[Pages H4338-H4339]
From the Congressional Record Online through the Government Publishing Office [www.gpo.gov]




                       75TH ANNIVERSARY OF D-DAY

  (Mr. LaMALFA asked and was given permission to address the House for 
1 minute and to revise and extend his remarks.)
  Mr. LaMALFA. Madam Speaker, I rise today to recognize the 75th 
anniversary of the Allied invasion of Normandy, known as D-Day, or 
Operation Overlord, and to recognize those who sacrificed to begin the 
liberation from Nazi Germany.
  On June 6, 1944, over 4,400 Allied soldiers crossed the English 
Channel and gave many of their lives while storming the beaches code 
named Omaha, Utah, Gold, Juno, and Sword.
  Madam Speaker, 2,501 of those soldiers who died on those beaches were 
Americans who never got to return home.
  The impact that this had on our communities back home was great--
take, for example, the Bedford boys from a small town in Bedford, 
Virginia. Thirty-five men who had grown up together boarded landing 
craft that day and embarked towards France, and 19 of them didn't make 
it back.

[[Page H4339]]

  This small Southern town is an example of the sacrifices made by many 
small towns and families all across this country during that effort 
that day and during that war.
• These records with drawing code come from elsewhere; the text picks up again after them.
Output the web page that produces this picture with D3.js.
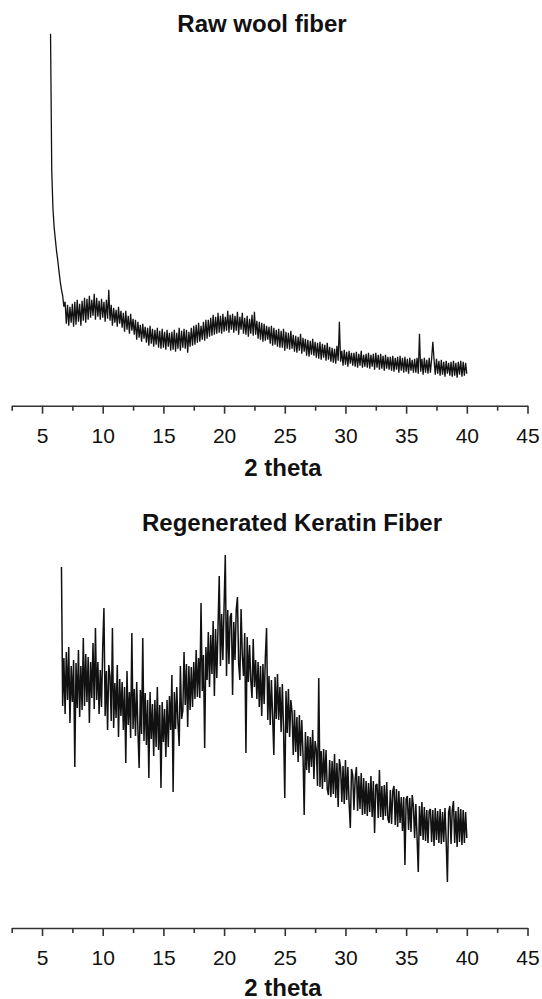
<!DOCTYPE html>
<html>
<head>
<meta charset="utf-8">
<script src="https://cdn.jsdelivr.net/npm/d3@7"></script>
<style>
  html, body { margin: 0; padding: 0; background: #fff; }
  svg { display: block; }
  text { font-family: "Liberation Sans", Arial, sans-serif; fill: #111; }
</style>
</head>
<body>
<svg id="chart" width="542" height="999"></svg>
<script>
// ---- data (intensity in arbitrary units) ----
const panelTitles = ["Raw wool fiber", "Regenerated Keratin Fiber"];
const xAxisLabel = "2 theta";
const majorTicks = [5, 10, 15, 20, 25, 30, 35, 40, 45];
const minorTicks = [2.5, 7.5, 12.5, 17.5, 22.5, 27.5, 32.5, 37.5, 42.5];
const xDomain = [2.5, 45];

// Raw wool fiber: scan from 5.7° to 40.0°, 0.1° step
const rawStart = 5.7, rawStep = 0.1;
const rawIntensity = [
  372, 235, 197, 178, 166, 154, 145, 134, 124, 116,
  110, 99, 104, 82, 101, 80, 99, 83, 102, 79,
  104, 81, 106, 84, 102, 80, 105, 85, 108, 83,
  107, 86, 110, 88, 106, 90, 112, 86, 108, 89,
  105, 86, 107, 88, 104, 84, 106, 87, 116, 85,
  101, 80, 98, 83, 96, 79, 99, 82, 95, 78,
  93, 74, 95, 76, 90, 72, 92, 75, 87, 71,
  86, 66, 84, 68, 81, 64, 82, 67, 79, 63,
  78, 60, 80, 62, 77, 59, 76, 61, 78, 58,
  75, 57, 77, 58, 74, 56, 76, 59, 73, 55,
  74, 56, 76, 54, 73, 57, 78, 55, 75, 58,
  77, 57, 76, 53, 74, 59, 78, 60, 80, 61,
  81, 63, 83, 64, 80, 66, 84, 65, 86, 67,
  86, 69, 88, 70, 91, 71, 89, 72, 93, 73,
  90, 72, 92, 74, 89, 75, 95, 73, 91, 76,
  92, 73, 90, 75, 94, 71, 89, 76, 93, 72,
  88, 71, 90, 69, 87, 72, 91, 70, 94, 71,
  85, 67, 84, 66, 83, 64, 82, 65, 80, 66,
  79, 62, 80, 60, 78, 61, 76, 59, 77, 58,
  75, 58, 77, 55, 74, 57, 73, 56, 75, 57,
  71, 54, 70, 53, 69, 55, 72, 52, 68, 54,
  67, 50, 66, 49, 65, 51, 67, 50, 64, 48,
  63, 47, 64, 46, 62, 48, 61, 45, 63, 46,
  59, 44, 58, 43, 57, 42, 60, 45, 84, 44,
  55, 40, 56, 41, 54, 39, 55, 42, 53, 40,
  53, 39, 54, 38, 52, 40, 55, 38, 51, 39,
  52, 38, 53, 37, 51, 39, 52, 36, 53, 38,
  51, 36, 52, 37, 50, 35, 51, 37, 49, 36,
  49, 35, 50, 34, 48, 36, 49, 33, 50, 35,
  48, 33, 49, 34, 47, 32, 48, 35, 46, 33,
  47, 33, 48, 32, 72, 34, 47, 31, 48, 33,
  46, 32, 48, 33, 47, 64, 46, 31, 47, 32,
  45, 30, 46, 31, 44, 29, 45, 32, 43, 30,
  44, 29, 45, 30, 43, 28, 44, 31, 45, 29,
  44, 30, 43, 32
];

// Regenerated keratin fiber: scan from 6.6° to 40.0°, 0.1° step
const regenStart = 6.6, regenStep = 0.1;
const regenIntensity = [
  361, 222, 270, 214, 276, 228, 281, 205, 262, 226,
  268, 161, 265, 220, 278, 211, 262, 218, 290, 222,
  274, 226, 271, 205, 266, 230, 285, 219, 300, 228,
  266, 214, 258, 221, 281, 320, 212, 257, 198, 263,
  252, 207, 300, 200, 245, 210, 263, 191, 249, 212,
  246, 198, 241, 165, 257, 203, 236, 190, 295, 199,
  239, 192, 246, 198, 160, 238, 194, 290, 187, 235,
  183, 228, 150, 236, 189, 224, 172, 228, 181, 241,
  178, 223, 140, 226, 186, 219, 171, 228, 181, 232,
  198, 253, 136, 236, 199, 241, 205, 182, 262, 209,
  217, 276, 223, 264, 201, 262, 218, 261, 221, 266,
  229, 278, 231, 270, 230, 325, 237, 273, 180, 281,
  248, 296, 241, 293, 254, 307, 232, 299, 250, 301,
  352, 262, 314, 268, 322, 373, 252, 318, 264, 311,
  315, 233, 306, 268, 318, 331, 264, 248, 319, 273,
  252, 295, 175, 291, 246, 283, 248, 230, 289, 241,
  268, 229, 266, 221, 262, 212, 264, 224, 271, 300,
  208, 252, 203, 248, 211, 173, 251, 209, 254, 208,
  241, 196, 244, 199, 130, 237, 195, 239, 191, 228,
  216, 173, 218, 176, 211, 166, 213, 172, 208, 175,
  113, 196, 158, 192, 155, 191, 161, 198, 149, 187,
  178, 142, 250, 141, 177, 139, 179, 146, 178, 139,
  133, 168, 131, 167, 134, 174, 130, 165, 121, 169,
  160, 126, 162, 124, 168, 128, 161, 125, 100, 159,
  153, 118, 149, 161, 117, 152, 119, 155, 113, 150,
  114, 147, 112, 145, 116, 152, 111, 147, 95, 143,
  144, 110, 158, 111, 142, 108, 143, 112, 146, 109,
  105, 138, 104, 137, 142, 103, 139, 101, 137, 105,
  131, 97, 131, 63, 129, 132, 98, 130, 96, 133,
  122, 90, 124, 91, 56, 122, 92, 126, 88, 121,
  87, 118, 85, 117, 119, 86, 118, 82, 120, 88,
  117, 85, 119, 84, 116, 86, 120, 87, 46, 116,
  122, 84, 118, 127, 85, 117, 81, 121, 86, 119,
  83, 118, 85, 116, 90
];

// ---- drawing ----
const svg = d3.select("#chart");
const x = d3.scaleLinear().domain(xDomain).range([11.7, 527.5]);

const panels = [
  { title: panelTitles[0], titleX: 262, titleY: 32, axisY: 405.7, labelY: 475.5,
    start: rawStart, step: rawStep, values: rawIntensity, lineWidth: 1.3 },
  { title: panelTitles[1], titleX: 292, titleY: 530.7, axisY: 928, labelY: 995.5,
    start: regenStart, step: regenStep, values: regenIntensity, lineWidth: 1.5 }
];

panels.forEach(p => {
  const y = d3.scaleLinear().domain([0, 400]).range([p.axisY, p.axisY - 400]);
  const pts = p.values.map((v, i) => ({ t: +(p.start + i * p.step).toFixed(2), v }));

  svg.append("text")
    .attr("x", p.titleX).attr("y", p.titleY)
    .attr("text-anchor", "middle")
    .style("font-size", "24px").style("font-weight", "bold")
    .text(p.title);

  svg.append("path")
    .datum(pts)
    .attr("fill", "none")
    .attr("stroke", "#111")
    .attr("stroke-width", p.lineWidth)
    .attr("stroke-linejoin", "bevel")
    .attr("d", d3.line().x(d => x(d.t)).y(d => y(d.v)));

  // minor ticks
  const minor = svg.append("g")
    .attr("transform", `translate(0,${p.axisY})`)
    .call(d3.axisBottom(x).tickValues(minorTicks).tickSize(5).tickSizeOuter(0).tickFormat(""));
  minor.select(".domain").remove();
  minor.selectAll("line").attr("stroke", "#333").attr("stroke-width", 1.6);

  // major ticks + labels
  const major = svg.append("g")
    .attr("transform", `translate(0,${p.axisY})`)
    .call(d3.axisBottom(x).tickValues(majorTicks).tickSize(8).tickSizeOuter(0).tickPadding(14));
  major.select(".domain").attr("stroke", "#333").attr("stroke-width", 1.6);
  major.selectAll("line").attr("stroke", "#333").attr("stroke-width", 1.6);
  major.selectAll("text")
    .style("font-size", "21px")
    .style("font-family", "'Liberation Sans', Arial, sans-serif")
    .attr("fill", "#111");

  svg.append("text")
    .attr("x", 283).attr("y", p.labelY)
    .attr("text-anchor", "middle")
    .style("font-size", "24px").style("font-weight", "bold")
    .text(xAxisLabel);
});
</script>
</body>
</html>
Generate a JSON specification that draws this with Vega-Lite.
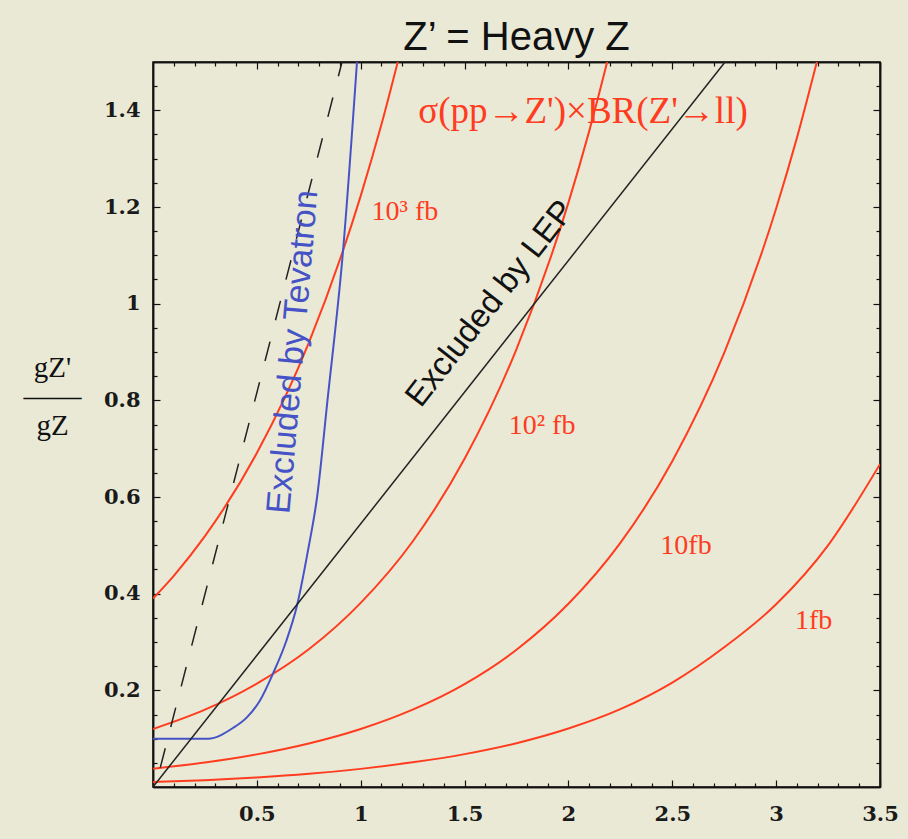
{
  "$schema": "https://vega.github.io/schema/vega-lite/v6.json",
  "width": 727,
  "height": 725,
  "autosize": "none",
  "padding": {"left": 153, "top": 62, "right": 28, "bottom": 52},
  "background": "#e9e9d6",
  "config": {
    "view": {"stroke": "#111111", "strokeWidth": 1.5, "fill": null},
    "axis": {"domainColor": "#111111", "domainWidth": 1.5, "tickColor": "#111111", "tickWidth": 1.2, "grid": false, "labelFont": "DejaVu Serif", "labelFontSize": 21, "labelFontWeight": "bold", "labelColor": "#1a1a1a", "title": null}
  },
  "title": {"text": "Z’ = Heavy  Z", "font": "Liberation Sans", "fontSize": 40, "fontWeight": "normal", "color": "#111111", "anchor": "middle", "baseline": "alphabetic", "offset": -29},
  "datasets": {
    "sigma": [
      {"curve": "1000 fb", "x": 0, "y": 0.39},
      {"curve": "1000 fb", "x": 0.1, "y": 0.437},
      {"curve": "1000 fb", "x": 0.25, "y": 0.519},
      {"curve": "1000 fb", "x": 0.5, "y": 0.691},
      {"curve": "1000 fb", "x": 0.75, "y": 0.919},
      {"curve": "1000 fb", "x": 1.0, "y": 1.223},
      {"curve": "1000 fb", "x": 1.1, "y": 1.371},
      {"curve": "1000 fb", "x": 1.2, "y": 1.537},
      {"curve": "100 fb", "x": 0, "y": 0.12},
      {"curve": "100 fb", "x": 0.25, "y": 0.16},
      {"curve": "100 fb", "x": 0.5, "y": 0.214},
      {"curve": "100 fb", "x": 0.75, "y": 0.285},
      {"curve": "100 fb", "x": 1.0, "y": 0.381},
      {"curve": "100 fb", "x": 1.25, "y": 0.508},
      {"curve": "100 fb", "x": 1.5, "y": 0.679},
      {"curve": "100 fb", "x": 1.75, "y": 0.906},
      {"curve": "100 fb", "x": 2.0, "y": 1.209},
      {"curve": "100 fb", "x": 2.1, "y": 1.357},
      {"curve": "100 fb", "x": 2.2, "y": 1.523},
      {"curve": "10 fb", "x": 0, "y": 0.038},
      {"curve": "10 fb", "x": 0.25, "y": 0.0507},
      {"curve": "10 fb", "x": 0.5, "y": 0.0675},
      {"curve": "10 fb", "x": 0.75, "y": 0.09},
      {"curve": "10 fb", "x": 1.0, "y": 0.12},
      {"curve": "10 fb", "x": 1.25, "y": 0.16},
      {"curve": "10 fb", "x": 1.5, "y": 0.213},
      {"curve": "10 fb", "x": 1.75, "y": 0.284},
      {"curve": "10 fb", "x": 2.0, "y": 0.379},
      {"curve": "10 fb", "x": 2.25, "y": 0.505},
      {"curve": "10 fb", "x": 2.5, "y": 0.674},
      {"curve": "10 fb", "x": 2.75, "y": 0.898},
      {"curve": "10 fb", "x": 3.0, "y": 1.197},
      {"curve": "10 fb", "x": 3.1, "y": 1.343},
      {"curve": "10 fb", "x": 3.2, "y": 1.507},
      {"curve": "1 fb", "x": 0, "y": 0.0103},
      {"curve": "1 fb", "x": 0.25, "y": 0.0142},
      {"curve": "1 fb", "x": 0.5, "y": 0.0197},
      {"curve": "1 fb", "x": 0.75, "y": 0.0272},
      {"curve": "1 fb", "x": 1.0, "y": 0.0375},
      {"curve": "1 fb", "x": 1.25, "y": 0.051},
      {"curve": "1 fb", "x": 1.5, "y": 0.068},
      {"curve": "1 fb", "x": 1.75, "y": 0.0907},
      {"curve": "1 fb", "x": 2.0, "y": 0.121},
      {"curve": "1 fb", "x": 2.25, "y": 0.161},
      {"curve": "1 fb", "x": 2.5, "y": 0.216},
      {"curve": "1 fb", "x": 2.75, "y": 0.289},
      {"curve": "1 fb", "x": 3.0, "y": 0.378},
      {"curve": "1 fb", "x": 3.25, "y": 0.5},
      {"curve": "1 fb", "x": 3.5, "y": 0.668}
    ],
    "tevatron": [
      {"x": 0, "y": 0.1},
      {"x": 0.265, "y": 0.1},
      {"x": 0.385, "y": 0.122},
      {"x": 0.452, "y": 0.144},
      {"x": 0.515, "y": 0.179},
      {"x": 0.578, "y": 0.235},
      {"x": 0.64, "y": 0.3},
      {"x": 0.693, "y": 0.375},
      {"x": 0.746, "y": 0.489},
      {"x": 0.79, "y": 0.6},
      {"x": 0.84, "y": 0.8},
      {"x": 0.915, "y": 1.11},
      {"x": 0.982, "y": 1.5}
    ],
    "lep": [
      {"x": 0, "y": 0},
      {"x": 2.754, "y": 1.5}
    ],
    "dashed": [
      {"x": 0.035, "y": 0.04},
      {"x": 0.91, "y": 1.5}
    ],
    "redlabels": [
      {"x": 1.213, "y": 1.19, "text": "10³ fb"},
      {"x": 1.873, "y": 0.746, "text": "10² fb"},
      {"x": 2.566, "y": 0.499, "text": "10fb"},
      {"x": 3.18, "y": 0.344, "text": "1fb"}
    ],
    "sigmalabel": [
      {"x": 2.07, "y": 1.396, "text": "σ(pp→Z')×BR(Z'→ll)"}
    ],
    "tevlabel": [
      {"x": 0.676, "y": 0.9, "text": "Excluded by Tevatron"}
    ],
    "leplabel": [
      {"x": 1.623, "y": 1.0, "text": "Excluded by LEP"}
    ]
  },
  "layer": [
    {
      "data": {"name": "sigma"},
      "mark": {"type": "line", "color": "#ff3c1f", "strokeWidth": 2, "interpolate": "monotone", "clip": true},
      "encoding": {
        "x": {"field": "x", "type": "quantitative", "scale": {"domain": [0, 3.5], "nice": false, "zero": false},
              "axis": {"orient": "bottom", "values": [0.5, 1, 1.5, 2, 2.5, 3, 3.5], "format": "~g", "tickSize": -7, "labelPadding": 23, "labelFlush": false}},
        "y": {"field": "y", "type": "quantitative", "scale": {"domain": [0, 1.5], "nice": false, "zero": false},
              "axis": {"orient": "left", "values": [0.2, 0.4, 0.6, 0.8, 1, 1.2, 1.4], "format": "~g", "tickSize": -7, "labelPadding": 20, "labelFlush": false,
                       "title": ["gZ'", "——", "gZ"], "titleAngle": 0, "titleFont": "Liberation Serif", "titleFontSize": 29, "titleFontWeight": "normal", "titleColor": "#111111", "titleX": -101, "titleY": 305, "titleAlign": "center", "titleBaseline": "middle", "titleLineHeight": 29}},
        "detail": {"field": "curve"}
      }
    },
    {
      "data": {"name": "tevatron"},
      "mark": {"type": "line", "color": "#4653c6", "strokeWidth": 2, "interpolate": "monotone", "clip": true},
      "encoding": {
        "x": {"field": "x", "type": "quantitative", "scale": {"domain": [0, 3.5], "nice": false, "zero": false},
              "axis": {"orient": "bottom", "values": [0.1,0.2,0.3,0.4,0.6,0.7,0.8,0.9,1.1,1.2,1.3,1.4,1.6,1.7,1.8,1.9,2.1,2.2,2.3,2.4,2.6,2.7,2.8,2.9,3.1,3.2,3.3,3.4], "labels": false, "tickSize": -4}},
        "y": {"field": "y", "type": "quantitative", "scale": {"domain": [0, 1.5], "nice": false, "zero": false},
              "axis": {"orient": "left", "values": [0.05,0.1,0.15,0.25,0.3,0.35,0.45,0.5,0.55,0.65,0.7,0.75,0.85,0.9,0.95,1.05,1.1,1.15,1.25,1.3,1.35,1.45], "labels": false, "tickSize": -4}}
      }
    },
    {
      "data": {"name": "lep"},
      "mark": {"type": "line", "color": "#222222", "strokeWidth": 1.5, "clip": true},
      "encoding": {
        "x": {"field": "x", "type": "quantitative", "scale": {"domain": [0, 3.5], "nice": false, "zero": false},
              "axis": {"orient": "top", "values": [0.5, 1, 1.5, 2, 2.5, 3, 3.5], "labels": false, "tickSize": -7}},
        "y": {"field": "y", "type": "quantitative", "scale": {"domain": [0, 1.5], "nice": false, "zero": false},
              "axis": {"orient": "right", "values": [0.2, 0.4, 0.6, 0.8, 1, 1.2, 1.4], "labels": false, "tickSize": -7}}
      }
    },
    {
      "data": {"name": "dashed"},
      "mark": {"type": "line", "color": "#222222", "strokeWidth": 1.5, "strokeDash": [20, 22], "clip": true},
      "encoding": {
        "x": {"field": "x", "type": "quantitative", "scale": {"domain": [0, 3.5], "nice": false, "zero": false},
              "axis": {"orient": "top", "values": [0.1,0.2,0.3,0.4,0.6,0.7,0.8,0.9,1.1,1.2,1.3,1.4,1.6,1.7,1.8,1.9,2.1,2.2,2.3,2.4,2.6,2.7,2.8,2.9,3.1,3.2,3.3,3.4], "labels": false, "tickSize": -4}},
        "y": {"field": "y", "type": "quantitative", "scale": {"domain": [0, 1.5], "nice": false, "zero": false},
              "axis": {"orient": "right", "values": [0.05,0.1,0.15,0.25,0.3,0.35,0.45,0.5,0.55,0.65,0.7,0.75,0.85,0.9,0.95,1.05,1.1,1.15,1.25,1.3,1.35,1.45], "labels": false, "tickSize": -4}}
      }
    },
    {
      "data": {"name": "redlabels"},
      "mark": {"type": "text", "color": "#ff3c1f", "font": "Liberation Serif", "fontSize": 28, "align": "center", "baseline": "middle"},
      "encoding": {
        "x": {"field": "x", "type": "quantitative", "scale": {"domain": [0, 3.5], "nice": false, "zero": false}, "axis": null},
        "y": {"field": "y", "type": "quantitative", "scale": {"domain": [0, 1.5], "nice": false, "zero": false}, "axis": null},
        "text": {"field": "text"}
      }
    },
    {
      "data": {"name": "sigmalabel"},
      "mark": {"type": "text", "color": "#ff3c1f", "font": "Liberation Serif", "fontSize": 37, "align": "center", "baseline": "middle"},
      "encoding": {
        "x": {"field": "x", "type": "quantitative", "scale": {"domain": [0, 3.5], "nice": false, "zero": false}, "axis": null},
        "y": {"field": "y", "type": "quantitative", "scale": {"domain": [0, 1.5], "nice": false, "zero": false}, "axis": null},
        "text": {"field": "text"}
      }
    },
    {
      "data": {"name": "tevlabel"},
      "mark": {"type": "text", "color": "#4653c6", "font": "Liberation Sans", "fontSize": 34, "align": "center", "baseline": "middle", "angle": -85},
      "encoding": {
        "x": {"field": "x", "type": "quantitative", "scale": {"domain": [0, 3.5], "nice": false, "zero": false}, "axis": null},
        "y": {"field": "y", "type": "quantitative", "scale": {"domain": [0, 1.5], "nice": false, "zero": false}, "axis": null},
        "text": {"field": "text"}
      }
    },
    {
      "data": {"name": "leplabel"},
      "mark": {"type": "text", "color": "#111111", "font": "Liberation Sans", "fontSize": 33, "align": "center", "baseline": "middle", "angle": -52},
      "encoding": {
        "x": {"field": "x", "type": "quantitative", "scale": {"domain": [0, 3.5], "nice": false, "zero": false}, "axis": null},
        "y": {"field": "y", "type": "quantitative", "scale": {"domain": [0, 1.5], "nice": false, "zero": false}, "axis": null},
        "text": {"field": "text"}
      }
    }
  ],
  "resolve": {"axis": {"x": "independent", "y": "independent"}}
}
They did it to protect our freedom, our 
American way of life, and those of our allies around the world to help 
defeat the grip of the National Socialist German Workers' Party regime.
  We will always be grateful for those who gave that day, for those who 
survived, and for those who didn't come back, and that is why it is 
important to always mark this day, D-Day, June 6.